Short problem: In the listing below, find the line holding "Rebuild this UI as HTML. Inline all styles." and the line holding "- ‘ Indirect’ Response</text>". Write out those two lines and all lines between, exactly, and nothing more.

Provided information:
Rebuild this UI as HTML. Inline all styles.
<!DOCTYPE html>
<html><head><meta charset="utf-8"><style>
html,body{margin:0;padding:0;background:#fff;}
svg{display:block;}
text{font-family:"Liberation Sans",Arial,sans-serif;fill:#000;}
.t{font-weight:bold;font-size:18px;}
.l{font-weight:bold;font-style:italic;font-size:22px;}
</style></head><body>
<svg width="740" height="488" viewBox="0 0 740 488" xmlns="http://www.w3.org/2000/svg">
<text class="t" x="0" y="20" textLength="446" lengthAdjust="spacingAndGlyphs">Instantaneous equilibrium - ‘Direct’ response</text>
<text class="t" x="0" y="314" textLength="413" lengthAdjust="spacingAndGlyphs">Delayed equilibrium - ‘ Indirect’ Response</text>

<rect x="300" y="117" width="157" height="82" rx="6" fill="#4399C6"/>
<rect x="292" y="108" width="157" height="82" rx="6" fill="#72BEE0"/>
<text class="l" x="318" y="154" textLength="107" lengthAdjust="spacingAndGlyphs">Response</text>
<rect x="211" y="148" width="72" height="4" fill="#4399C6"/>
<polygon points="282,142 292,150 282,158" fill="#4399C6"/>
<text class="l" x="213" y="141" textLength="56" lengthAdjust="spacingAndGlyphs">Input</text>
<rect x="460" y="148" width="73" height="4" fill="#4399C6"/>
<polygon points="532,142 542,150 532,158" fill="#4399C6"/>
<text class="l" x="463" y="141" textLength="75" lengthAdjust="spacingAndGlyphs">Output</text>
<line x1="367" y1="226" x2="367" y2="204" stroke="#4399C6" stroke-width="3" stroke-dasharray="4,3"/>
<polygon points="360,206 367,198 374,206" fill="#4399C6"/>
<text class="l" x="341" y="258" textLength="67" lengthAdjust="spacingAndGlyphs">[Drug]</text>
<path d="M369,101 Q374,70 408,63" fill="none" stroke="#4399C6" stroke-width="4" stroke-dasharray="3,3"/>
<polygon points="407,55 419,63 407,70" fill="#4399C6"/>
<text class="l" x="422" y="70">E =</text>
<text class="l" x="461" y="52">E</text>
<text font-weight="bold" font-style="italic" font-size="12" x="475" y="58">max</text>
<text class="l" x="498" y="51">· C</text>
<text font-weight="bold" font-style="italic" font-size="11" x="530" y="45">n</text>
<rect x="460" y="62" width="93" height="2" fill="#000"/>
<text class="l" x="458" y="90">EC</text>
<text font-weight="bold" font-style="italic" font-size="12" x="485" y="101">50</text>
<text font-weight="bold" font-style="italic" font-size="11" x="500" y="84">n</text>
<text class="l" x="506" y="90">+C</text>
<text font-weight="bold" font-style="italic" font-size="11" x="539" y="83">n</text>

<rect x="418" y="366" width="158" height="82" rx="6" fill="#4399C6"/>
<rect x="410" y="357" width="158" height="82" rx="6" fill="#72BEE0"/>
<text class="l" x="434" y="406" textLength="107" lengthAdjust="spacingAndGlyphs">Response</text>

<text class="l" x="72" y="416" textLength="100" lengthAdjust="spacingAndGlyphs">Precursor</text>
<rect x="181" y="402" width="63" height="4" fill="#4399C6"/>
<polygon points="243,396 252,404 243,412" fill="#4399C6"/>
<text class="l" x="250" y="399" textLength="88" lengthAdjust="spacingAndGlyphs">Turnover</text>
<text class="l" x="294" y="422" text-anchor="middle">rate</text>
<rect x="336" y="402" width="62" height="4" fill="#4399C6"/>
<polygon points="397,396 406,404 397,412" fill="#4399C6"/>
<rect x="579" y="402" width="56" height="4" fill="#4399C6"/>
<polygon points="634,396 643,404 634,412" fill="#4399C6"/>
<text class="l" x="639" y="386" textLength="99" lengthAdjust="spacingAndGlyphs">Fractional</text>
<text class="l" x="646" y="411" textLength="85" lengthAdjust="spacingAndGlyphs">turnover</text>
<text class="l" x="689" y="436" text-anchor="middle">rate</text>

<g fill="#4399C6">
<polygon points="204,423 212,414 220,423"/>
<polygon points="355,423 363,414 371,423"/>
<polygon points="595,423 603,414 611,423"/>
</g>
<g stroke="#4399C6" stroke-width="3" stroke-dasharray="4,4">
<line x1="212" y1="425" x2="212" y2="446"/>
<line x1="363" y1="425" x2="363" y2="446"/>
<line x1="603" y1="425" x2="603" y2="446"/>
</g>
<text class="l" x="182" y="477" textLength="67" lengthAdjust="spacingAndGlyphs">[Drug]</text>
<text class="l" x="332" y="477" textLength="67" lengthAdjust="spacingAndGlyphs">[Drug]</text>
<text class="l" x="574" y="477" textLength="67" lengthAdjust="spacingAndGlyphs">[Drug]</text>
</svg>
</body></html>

* * *

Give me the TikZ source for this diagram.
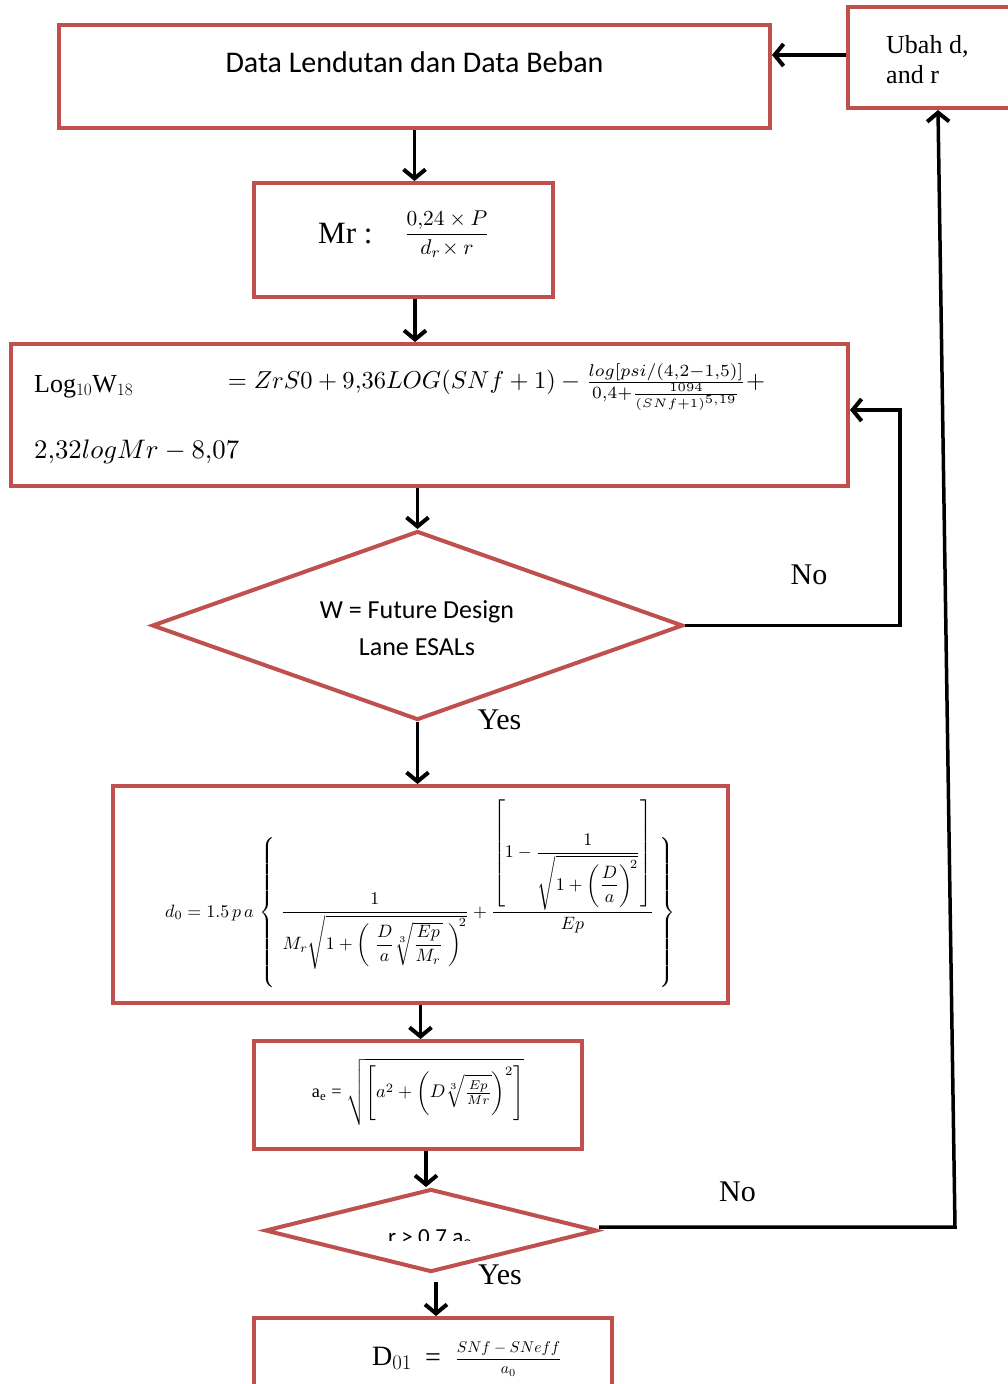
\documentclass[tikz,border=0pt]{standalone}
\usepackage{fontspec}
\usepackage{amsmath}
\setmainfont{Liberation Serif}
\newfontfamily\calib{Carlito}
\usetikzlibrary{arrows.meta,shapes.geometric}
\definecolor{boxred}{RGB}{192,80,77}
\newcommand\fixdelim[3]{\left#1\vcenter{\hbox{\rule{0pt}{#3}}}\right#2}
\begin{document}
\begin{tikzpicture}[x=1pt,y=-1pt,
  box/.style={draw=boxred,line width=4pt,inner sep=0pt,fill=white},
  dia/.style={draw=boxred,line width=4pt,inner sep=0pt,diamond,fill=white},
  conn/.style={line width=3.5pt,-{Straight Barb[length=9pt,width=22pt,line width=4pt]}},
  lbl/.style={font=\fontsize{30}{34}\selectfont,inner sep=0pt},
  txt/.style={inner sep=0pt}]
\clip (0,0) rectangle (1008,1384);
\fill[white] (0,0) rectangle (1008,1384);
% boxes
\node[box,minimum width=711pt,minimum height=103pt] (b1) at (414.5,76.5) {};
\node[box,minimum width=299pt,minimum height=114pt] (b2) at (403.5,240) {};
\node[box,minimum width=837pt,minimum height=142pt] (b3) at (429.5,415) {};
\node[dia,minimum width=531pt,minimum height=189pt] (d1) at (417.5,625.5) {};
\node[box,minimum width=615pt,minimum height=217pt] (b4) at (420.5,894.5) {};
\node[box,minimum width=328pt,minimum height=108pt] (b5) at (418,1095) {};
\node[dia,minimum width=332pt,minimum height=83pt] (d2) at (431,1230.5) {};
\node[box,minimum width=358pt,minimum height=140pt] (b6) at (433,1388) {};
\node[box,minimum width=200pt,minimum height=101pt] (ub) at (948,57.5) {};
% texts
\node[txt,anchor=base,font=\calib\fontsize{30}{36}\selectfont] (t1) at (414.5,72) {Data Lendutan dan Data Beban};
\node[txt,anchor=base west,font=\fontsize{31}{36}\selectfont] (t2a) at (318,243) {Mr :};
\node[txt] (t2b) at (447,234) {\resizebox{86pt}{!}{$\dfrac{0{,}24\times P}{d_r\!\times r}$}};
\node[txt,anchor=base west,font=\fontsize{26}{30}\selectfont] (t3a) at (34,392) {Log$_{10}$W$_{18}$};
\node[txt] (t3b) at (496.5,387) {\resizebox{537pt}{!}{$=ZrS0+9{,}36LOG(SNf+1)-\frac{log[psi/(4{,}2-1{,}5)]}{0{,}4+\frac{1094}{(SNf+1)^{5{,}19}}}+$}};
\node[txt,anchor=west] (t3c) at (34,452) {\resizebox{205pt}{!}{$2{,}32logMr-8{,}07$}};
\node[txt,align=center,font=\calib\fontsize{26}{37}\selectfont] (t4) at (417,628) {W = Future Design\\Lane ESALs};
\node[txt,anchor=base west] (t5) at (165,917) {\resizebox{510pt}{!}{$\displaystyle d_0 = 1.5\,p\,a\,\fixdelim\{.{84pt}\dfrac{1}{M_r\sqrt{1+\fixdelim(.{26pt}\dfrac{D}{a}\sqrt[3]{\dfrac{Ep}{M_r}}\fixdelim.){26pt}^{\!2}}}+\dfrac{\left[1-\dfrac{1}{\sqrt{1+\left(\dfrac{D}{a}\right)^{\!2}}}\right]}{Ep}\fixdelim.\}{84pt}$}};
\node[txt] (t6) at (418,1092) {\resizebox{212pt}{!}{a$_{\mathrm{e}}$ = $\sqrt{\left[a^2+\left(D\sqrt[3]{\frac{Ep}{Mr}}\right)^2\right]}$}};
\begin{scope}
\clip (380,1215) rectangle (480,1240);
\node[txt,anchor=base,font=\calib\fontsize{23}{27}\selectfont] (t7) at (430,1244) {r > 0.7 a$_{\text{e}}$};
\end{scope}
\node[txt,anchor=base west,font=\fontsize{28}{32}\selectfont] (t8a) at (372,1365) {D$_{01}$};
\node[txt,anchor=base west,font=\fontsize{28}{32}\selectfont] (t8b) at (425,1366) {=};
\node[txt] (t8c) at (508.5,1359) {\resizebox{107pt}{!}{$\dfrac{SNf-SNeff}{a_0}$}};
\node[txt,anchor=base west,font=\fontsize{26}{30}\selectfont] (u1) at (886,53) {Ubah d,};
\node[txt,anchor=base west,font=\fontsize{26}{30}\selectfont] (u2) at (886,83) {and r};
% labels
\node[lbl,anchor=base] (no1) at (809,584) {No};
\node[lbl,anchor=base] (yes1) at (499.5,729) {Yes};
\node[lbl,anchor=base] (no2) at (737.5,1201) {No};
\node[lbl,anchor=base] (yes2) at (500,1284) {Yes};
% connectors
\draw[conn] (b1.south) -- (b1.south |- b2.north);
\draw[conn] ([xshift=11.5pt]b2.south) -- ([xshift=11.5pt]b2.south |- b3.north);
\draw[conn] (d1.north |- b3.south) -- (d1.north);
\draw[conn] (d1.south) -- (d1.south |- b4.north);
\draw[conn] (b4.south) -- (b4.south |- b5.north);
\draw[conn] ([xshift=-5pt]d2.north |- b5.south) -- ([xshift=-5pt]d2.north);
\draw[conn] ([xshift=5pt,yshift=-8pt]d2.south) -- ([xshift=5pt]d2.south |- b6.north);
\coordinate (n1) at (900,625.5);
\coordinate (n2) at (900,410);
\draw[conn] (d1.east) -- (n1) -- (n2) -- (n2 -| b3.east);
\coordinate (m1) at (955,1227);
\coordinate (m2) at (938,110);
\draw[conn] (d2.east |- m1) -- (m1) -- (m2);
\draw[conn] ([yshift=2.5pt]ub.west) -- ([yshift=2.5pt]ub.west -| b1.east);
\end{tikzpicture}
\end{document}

--

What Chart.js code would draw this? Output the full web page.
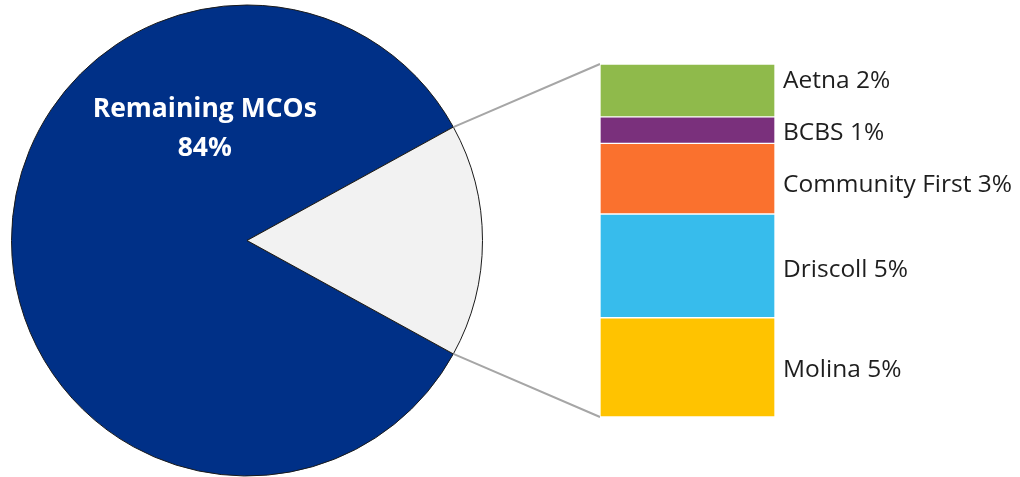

The reply:
Rebuild this UI as HTML. Inline all styles.
<!DOCTYPE html>
<html><head><meta charset="utf-8"><style>
html,body{margin:0;padding:0;background:#fff;}
svg{display:block;}
text{font-family:"Liberation Sans",Arial,sans-serif;fill:#000;}
.t{font-weight:bold;font-size:18px;}
.l{font-weight:bold;font-style:italic;font-size:22px;}
</style></head><body>
<svg width="740" height="488" viewBox="0 0 740 488" xmlns="http://www.w3.org/2000/svg">
<text class="t" x="0" y="20" textLength="446" lengthAdjust="spacingAndGlyphs">Instantaneous equilibrium - ‘Direct’ response</text>
<text class="t" x="0" y="314" textLength="413" lengthAdjust="spacingAndGlyphs">Delayed equilibrium - ‘ Indirect’ Response</text>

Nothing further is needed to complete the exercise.